For all their powerful impact on the senses and suggestive reach, it is the hard-edged and stringent thrust of his works that makes them so fascinating. The condensation of a multisensory phenomenon, a complex scientific issue, a fundamental evolutionary system – in a completely novel, unique aesthetic form. Abstraction not as some opposite to figuration, but as an element in reducing complexity, in minimizing variables within an over-arching metaphorical system.

Carsten’s works, his images, sculptures, films, installations, concerts and architectures give rise to an all-permeating form of artistic expression, as they focus on the quintessence and likewise act within a set of rules that is constantly being redefined and functions like a model to follow. His are multisensory artworks that implode in an elementary event and can evoke an incisive experience in viewers: Difference mutates into convergence. Nicolai’s complex modulations of light, sound, time and space do not offer heuristic models or visualizing exercises on scientific phenomena, but are instead acutely focusing aesthetic arrangements and impressive artistic amplifiers of our multisensory perception of the world, as well as of the rules and explanatory models we have for centuries developed to cognitively process it.
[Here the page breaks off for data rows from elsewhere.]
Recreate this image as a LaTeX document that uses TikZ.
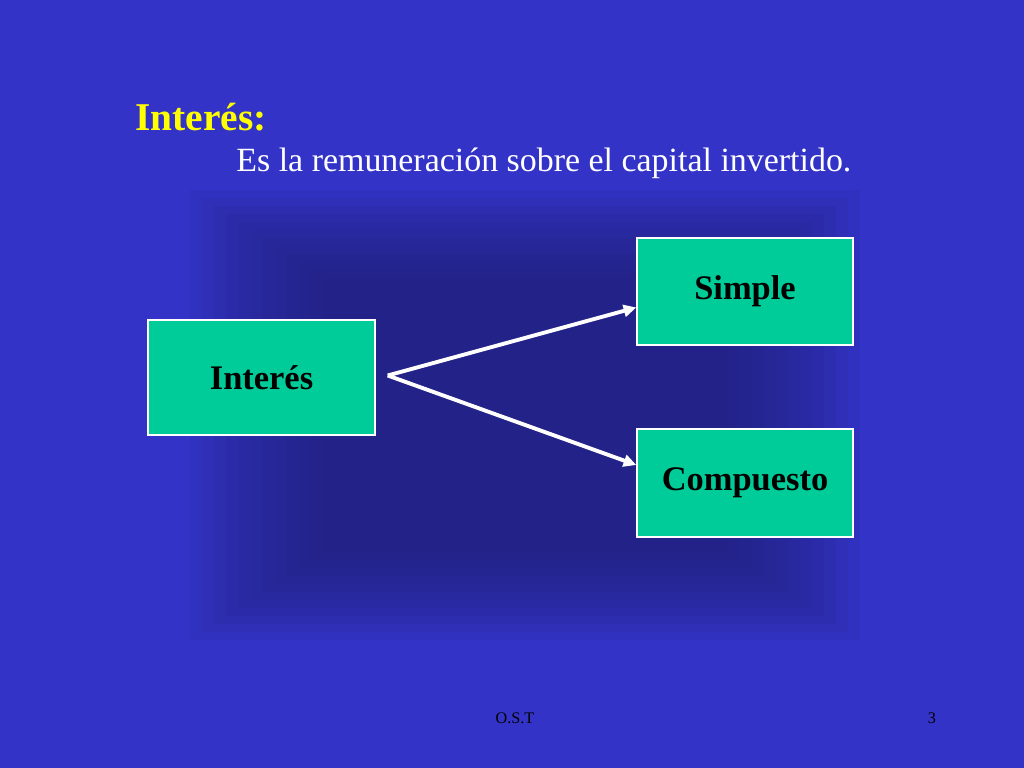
\documentclass[tikz,border=0pt]{standalone}
\usepackage{tikz}
\usetikzlibrary{positioning, calc, arrows.meta}
\usepackage{fontspec}
\setmainfont{Liberation Serif}
\definecolor{slidebg}{RGB}{51,51,200}
\definecolor{shadowblue}{RGB}{30,30,110}
\definecolor{boxfill}{RGB}{0,204,153}
\definecolor{titleyellow}{RGB}{255,255,0}
\tikzset{
  conceptbox/.style={draw=white, line width=0.4pt, fill=boxfill, font=\fontsize{9.8}{11}\selectfont\bfseries, text=black},
  linkarrow/.style={draw=white, line width=1.1pt, -{Triangle[length=3.6pt,width=3.4pt]}}
}
\begin{document}
\begin{tikzpicture}
        \useasboundingbox (0,0) rectangle (10.24,7.68);
        \fill[slidebg] (0,0) rectangle (10.24,7.68);
        
        \foreach \i in {0,...,11} {
          \fill[shadowblue, opacity=0.09] (1.9+0.12*\i,1.28+0.08*\i) rectangle (8.6-0.12*\i,5.78-0.08*\i);
        }
        
        \node[anchor=west, text=titleyellow, font=\fontsize{11.2}{13}\selectfont\bfseries] (title) at (1.23,6.51) {Interés:};
        \node[anchor=west, text=white, font=\fontsize{9.65}{11}\selectfont] (subtitle) at (2.24,6.05) {Es la remuneración sobre el capital invertido.};
        
        \node[conceptbox, minimum width=2.27cm, minimum height=1.15cm] (interes) at (2.615,3.905) {Interés};
        \node[conceptbox, minimum width=2.16cm, minimum height=1.07cm] (simple) at (7.45,4.765) {Simple};
        \node[conceptbox, minimum width=2.16cm, minimum height=1.08cm] (compuesto) at (7.45,2.85) {Compuesto};
        
        \coordinate (fork) at ($(interes.east)+(0.12,0.02)$);
        \draw[linkarrow] (fork) -- ($(simple.west)+(0,-0.16)$);
        \draw[linkarrow] (fork) -- ($(compuesto.west)+(0,0.18)$);
        
        \node[text=black, font=\fontsize{4.6}{5}\selectfont] (author) at (5.15,0.50) {O.S.T};
        \node[text=black, font=\fontsize{4.6}{5}\selectfont] (page) at (9.32,0.50) {3};
\end{tikzpicture}
\end{document}
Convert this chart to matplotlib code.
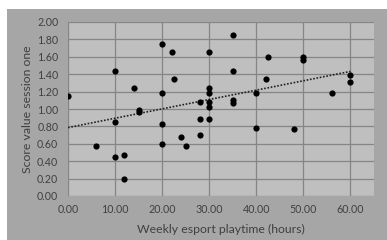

Nicolai’s complex modulations of light, sound, time and space are artistic amplifiers of our multisensory perception of the world

Max Hollein

In 2005, SCHIRN presented “Anti Reflex”, a major exhibition of the oeuvre of artist Carsten Nicolai in Frankfurt. Back in 2002 he took part as an artist, musician, and key organizer of the “Frequencies [HZ]” exhibition at the SCHIRN.

At Kunstsammlung Dresden his work “unitape” is on show until November 8, 2015. Carsten Nicolai purpose-created the monumental audio-visual installation for the museum in his hometown of Chemnitz.